Last month, a Petition for Writ of Certiorari in the case of Groff v. DeJoy asked the Supreme Court to overturn the “undue hardship” standard established in TWA v. Hardison—a 45-year-old precedent that a third of the Court has already signaled it would like to revisit.

Under Title VII of the Civil Rights Act of 1964, an employer must accommodate an employee’s religious practices unless it can demonstrate that doing so would constitute an “undue hardship on the conduct of the employer’s business.” In 1977, the Supreme Court in Hardison defined the phrase “undue hardship” to mean “more than a de minimis cost.” This definition set a low bar for employers to deny requests for religious accommodations, much to the chagrin of textualists everywhere, and to the detriment of employees seeking such accommodations.

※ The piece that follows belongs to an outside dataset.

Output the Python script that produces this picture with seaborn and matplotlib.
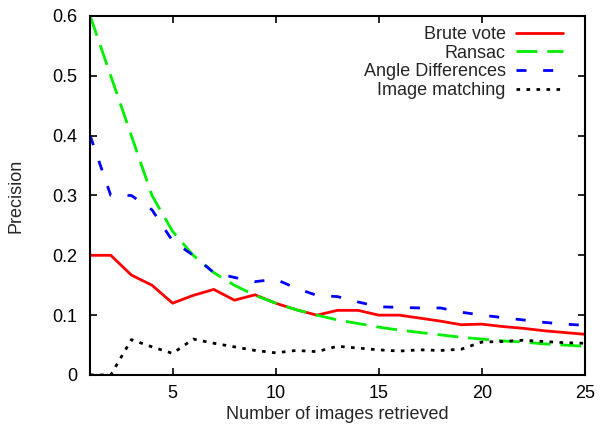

Supreme Court Justices Alito, Thomas, and Gorsuch have sharply criticized this standard on the basis that it does not represent the natural or ordinary meaning of the phrase “undue hardship,” a point Groff makes in earnest. The “more than a de minimis cost” test was manufactured by the Hardison Court although no party even advanced it; instead, everyone, including the defendant employer and the U.S. government as amicus, assumed that “undue hardship” meant something more than that. And Congress (which, ironically, added the phrase “undue hardship” to the statute to ensure that robust protections for religious workers was “for all time guaranteed by law”) has explicitly distanced itself from the “more than a de minimis cost” standard. Since Hardison, it has specifically defined “undue hardship” in no fewer than three statutes—the Americans with Disabilities Act, the Affordable Care Act, and the Uniformed Services Employment and Reemployment Rights Act—as a “significant difficulty or expense.” Meanwhile, in the employment context, employers can easily reject religious accommodations under Hardison’s atextual standard, which has disproportionately impacted religious minorities who are more likely to need accommodations.

Gerald Groff is a devout Christian who was forced to resign from his job with the United States Postal Service because his employer failed to consistently accommodate his Sunday Sabbath observance. A divided panel of the Third Circuit Court of Appeals found that the requested accommodation would have caused the employer an “undue hardship.” Specifically, the majority reasoned that “[e]xempting Groff from working on Sundays caused more than a de minimis cost on USPS” because it “imposed on his coworkers, disrupted the workplace and workflow, and diminished employee morale . . . .”  

Groff argued in his cert petition that if the phrase “undue hardship” was interpreted pursuant to the more natural definition of “significant difficulty or expense,” then “there would at least be a fact issue over whether the scheduling challenges and morale problems relied on by the court of appeals created an undue hardship on USPS’s business.”

Groff’s petition also challenged one offshoot of the “undue hardship” standard: the tendency of at least seven different Courts of Appeals—including the Third Circuit—to find that an employer may establish undue hardship by showing that an accommodation burdens the plaintiff’s co-workers. Groff maintained that this also contravenes Title VII’s plain text, which requires the “undue hardship” to be on the employer’s business, not merely on the plaintiff’s colleagues. Judge Hardiman, the dissenting Third Circuit panelist, noted that this standard “effectively subject[s] Title VII religious accommodation to a heckler’s veto by disgruntled employees.” Groff reasoned that it is also at odds with the Supreme Court’s holding in EEOC v. Abercrombie & Fitch, a notable Title VII case from 2015 which explicitly stated that “Title VII does not demand mere neutrality with regard to religious practices,” but instead “gives them favored treatment[.]”

Ultimately, Groff v. DeJoy is an important case to watch, as the interpretation of this phrase implicates more than just Sabbath observers like Hardison and Groff. Courts this year have dealt with religious accommodations in the context of vaccination mandates, the medical services related to abortions and gender transitions, and the use of preferred pronouns at educational institutions. Even if certiorari is not granted in Groff, this issue is not going away, and some Justices’ eagerness to address it remains. It is likely only a matter of time before the Supreme Court determines what “undue hardship” actually requires under Title VII.